Task statement: Copy exactly the lines of the material below that run from the one containing "What seaborn and" through the one containing "ax = fig.add_axes([155". Copy no other lines.

The records:
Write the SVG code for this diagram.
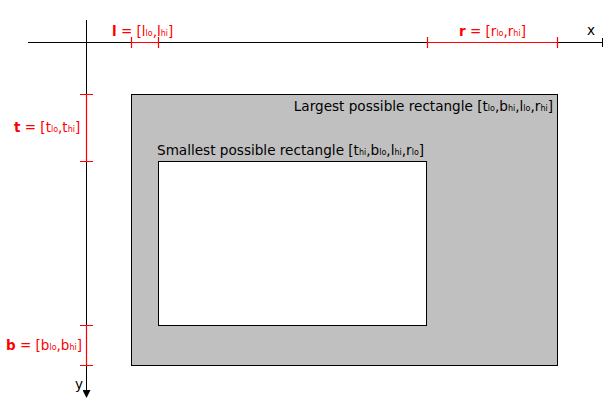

==

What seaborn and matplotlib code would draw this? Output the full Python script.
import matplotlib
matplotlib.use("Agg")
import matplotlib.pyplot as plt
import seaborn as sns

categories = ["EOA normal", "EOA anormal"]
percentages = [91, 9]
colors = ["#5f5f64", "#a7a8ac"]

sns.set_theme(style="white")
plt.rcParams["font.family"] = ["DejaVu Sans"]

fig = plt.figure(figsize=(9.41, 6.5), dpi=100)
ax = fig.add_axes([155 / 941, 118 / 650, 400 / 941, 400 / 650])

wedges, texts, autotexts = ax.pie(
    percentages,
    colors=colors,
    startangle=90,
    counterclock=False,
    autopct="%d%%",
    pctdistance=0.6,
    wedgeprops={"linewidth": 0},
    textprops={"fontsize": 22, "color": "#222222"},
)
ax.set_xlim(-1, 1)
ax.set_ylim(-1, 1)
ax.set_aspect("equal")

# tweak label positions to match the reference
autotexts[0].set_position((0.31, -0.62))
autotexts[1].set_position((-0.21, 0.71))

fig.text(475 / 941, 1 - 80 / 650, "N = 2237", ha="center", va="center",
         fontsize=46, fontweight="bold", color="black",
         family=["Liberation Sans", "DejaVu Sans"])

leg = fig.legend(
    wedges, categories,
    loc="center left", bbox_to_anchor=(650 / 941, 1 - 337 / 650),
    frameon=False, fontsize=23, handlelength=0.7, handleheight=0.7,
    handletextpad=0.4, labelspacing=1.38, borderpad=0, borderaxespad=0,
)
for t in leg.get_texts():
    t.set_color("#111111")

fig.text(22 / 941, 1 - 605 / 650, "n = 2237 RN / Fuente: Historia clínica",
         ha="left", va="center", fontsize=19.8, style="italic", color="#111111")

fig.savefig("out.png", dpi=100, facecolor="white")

Result below:
What seaborn and matplotlib code would draw this? Output the full Python script.
import matplotlib
matplotlib.use("Agg")
import matplotlib.pyplot as plt
import seaborn as sns

categories = ["EOA normal", "EOA anormal"]
percentages = [91, 9]
colors = ["#5f5f64", "#a7a8ac"]

sns.set_theme(style="white")
plt.rcParams["font.family"] = ["DejaVu Sans"]

fig = plt.figure(figsize=(9.41, 6.5), dpi=100)
ax = fig.add_axes([155 / 941, 118 / 650, 400 / 941, 400 / 650])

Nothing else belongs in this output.